When you send an SMS, your phone doesn't talk directly to your friend's phone. It talks to a Cell Tower, which talks to an SMSC (Short Message Service Center), which uses a global routing protocol (SS7 or SMPP) to figure out which carrier your friend belongs to, and finally which physical cell tower they are currently standing near.

Step 1: You hit send. The message goes to your carrier's SMSC.

How it works (Store and Forward)

SMS uses a Store and Forward architecture. If your friend's phone is off, the SMSC holds onto the message and retries later.
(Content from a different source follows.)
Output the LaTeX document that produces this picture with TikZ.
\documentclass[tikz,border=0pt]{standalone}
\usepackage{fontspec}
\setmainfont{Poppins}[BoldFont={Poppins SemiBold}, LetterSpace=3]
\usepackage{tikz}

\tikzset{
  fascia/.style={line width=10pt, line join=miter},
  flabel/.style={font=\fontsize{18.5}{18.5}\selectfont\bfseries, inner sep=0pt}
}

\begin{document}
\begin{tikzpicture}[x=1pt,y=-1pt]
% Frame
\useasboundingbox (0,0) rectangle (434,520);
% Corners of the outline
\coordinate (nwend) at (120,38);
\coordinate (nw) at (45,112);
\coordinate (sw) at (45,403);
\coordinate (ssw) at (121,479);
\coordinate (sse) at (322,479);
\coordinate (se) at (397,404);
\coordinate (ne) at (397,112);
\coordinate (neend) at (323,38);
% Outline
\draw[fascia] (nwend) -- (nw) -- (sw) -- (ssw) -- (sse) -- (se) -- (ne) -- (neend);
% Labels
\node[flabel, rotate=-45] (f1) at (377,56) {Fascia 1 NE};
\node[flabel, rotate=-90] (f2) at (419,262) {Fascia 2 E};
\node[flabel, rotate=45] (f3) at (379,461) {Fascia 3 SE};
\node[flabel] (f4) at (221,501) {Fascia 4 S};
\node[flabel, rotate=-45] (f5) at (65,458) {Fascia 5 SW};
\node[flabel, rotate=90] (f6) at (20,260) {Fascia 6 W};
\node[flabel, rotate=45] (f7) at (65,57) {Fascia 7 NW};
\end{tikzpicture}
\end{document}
It relies on the HLR (Home Location Register) to find where the user is.

# The logical routing flow

def route_sms(sender, recipient_number, text):
    # 1. Store the message safely on disk
    msg_id = smsc.store(sender, recipient_number, text)
    
    # 2. Ask the global registry: "Who owns this number?"
    carrier_id = hlr.lookup_network(recipient_number)
    
    # 3. Ask that carrier: "Where is this user right now?"
    current_tower = carrier_id.get_current_location(recipient_number)
    
    if current_tower.is_online():
        # 4. Forward the message to that specific cell tower
        current_tower.deliver(msg_id, text)
        smsc.mark_delivered(msg_id)
    else:
        # User's phone is off or in a tunnel.
        # Leave it in the DB, a cron job will retry later!
        smsc.queue_for_retry(msg_id)

Cost

SMS routing has high latency and zero guarantees of ordering. Because it uses Store and Forward, Message 2 might be delivered before Message 1 if different SMSCs route them differently.